Dynamic Network Structures

The Deep Learning Toolbox™ software is designed to train a class of network called the Layered Digital Dynamic Network (LDDN). Any network that can be arranged in the form of an LDDN can be trained with the toolbox. Here is a basic description of the LDDN.

Each layer in the LDDN is made up of the following parts:

Set of weight matrices that come into that layer (which can connect from other layers or from external inputs), associated weight function rule used to combine the weight matrix with its input (normally standard matrix multiplication, dotprod), and associated tapped delay line
Bias vector
Net input function rule that is used to combine the outputs of the various weight functions with the bias to produce the net input (normally a summing junction, netprod)
Transfer function

The network has inputs that are connected to special weights, called input weights, and denoted by IW^i,j (net.IW{i,j} in the code), where j denotes the number of the input vector that enters the weight, and i denotes the number of the layer to which the weight is connected. The weights connecting one layer to another are called layer weights and are denoted by LW^i,j (net.LW{i,j} in the code), where j denotes the number of the layer coming into the weight and i denotes the number of the layer at the output of the weight.

The following figure is an example of a three-layer LDDN. The first layer has three weights associated with it: one input weight, a layer weight from layer 1, and a layer weight from layer 3. The two layer weights have tapped delay lines associated with them.

Diagram of a three-layer LDDN

The Deep Learning Toolbox software can be used to train any LDDN, so long as the weight functions, net input functions, and transfer functions have derivatives. Most well-known dynamic network architectures can be represented in LDDN form. In the remainder of this topic you will see how to use some simple commands to create and train several very powerful dynamic networks. Other LDDN networks not covered in this topic can be created using the generic network command, as explained in Define Shallow Neural Network Architectures.

Dynamic Network Training

Dynamic networks are trained in the Deep Learning Toolbox software using the same gradient-based algorithms that were described in Multilayer Shallow Neural Networks and Backpropagation Training. You can select from any of the training functions that were presented in that topic. Examples are provided in the following sections.

Although dynamic networks can be trained using the same gradient-based algorithms that are used for static networks, the performance of the algorithms on dynamic networks can be quite different, and the gradient must be computed in a more complex way. Consider again the simple recurrent network shown in this figure.

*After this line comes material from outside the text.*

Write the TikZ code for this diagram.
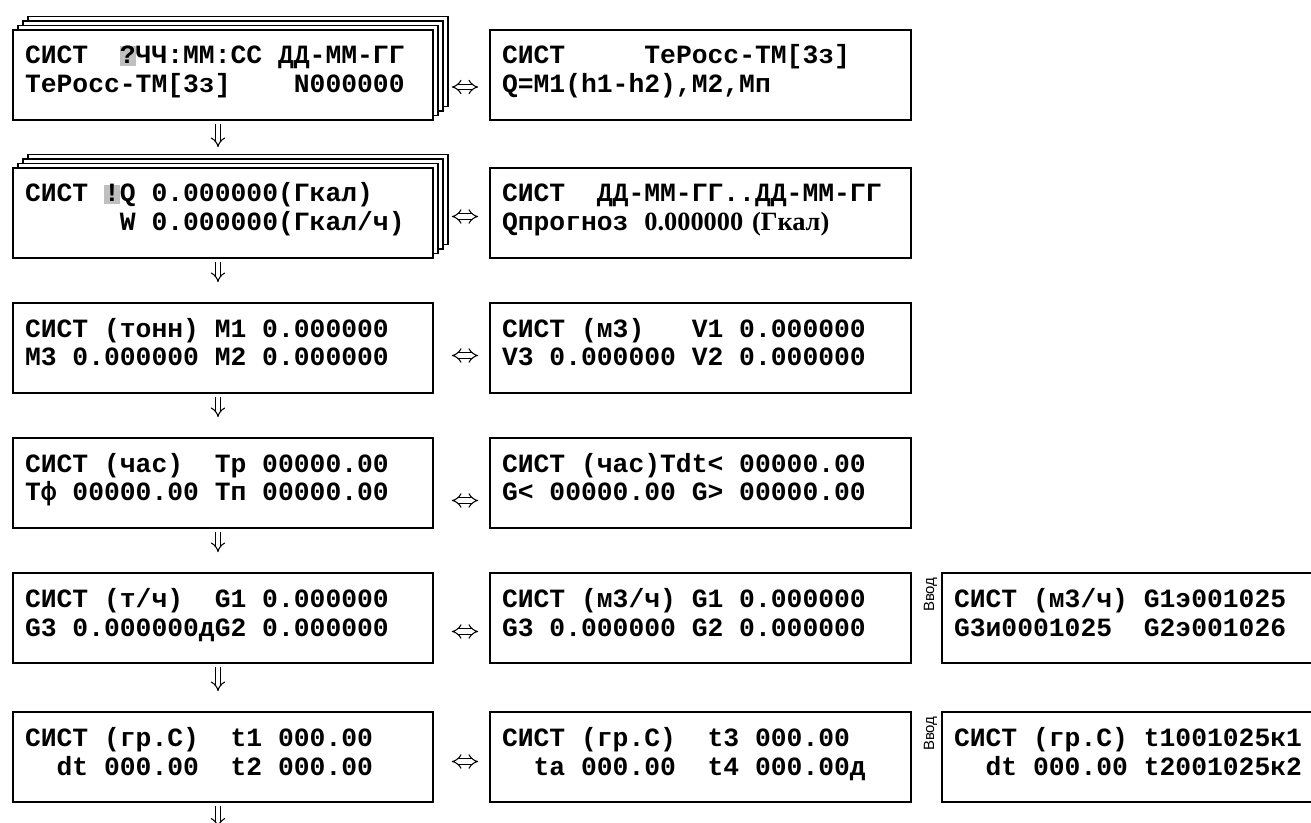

Diagram of a recurrent neural network

The weights have two different effects on the network output. The first is the direct effect, because a change in the weight causes an immediate change in the output at the current time step. (This first effect can be computed using standard backpropagation.) The second is an indirect effect, because some of the inputs to the layer, such as a(t − 1), are also functions of the weights. To account for this indirect effect, you must use dynamic backpropagation to compute the gradients, which is more computationally intensive. (See [DeHa01a], [DeHa01b] and [DeHa07].) Expect dynamic backpropagation to take more time to train, in part for this reason. In addition, the error surfaces for dynamic networks can be more complex than those for static networks. Training is more likely to be trapped in local minima. This suggests that you might need to train the network several times to achieve an optimal result. See [DHH01] and [HDH09] for some discussion on the training of dynamic networks.

The remaining sections of this topic show how to create, train, and apply certain dynamic networks to modeling, detection, and forecasting problems. Some of the networks require dynamic backpropagation for computing the gradients and others do not. As a user, you do not need to decide whether or not dynamic backpropagation is needed. This is determined automatically by the software, which also decides on the best form of dynamic backpropagation to use. You just need to create the network and then invoke the standard train command.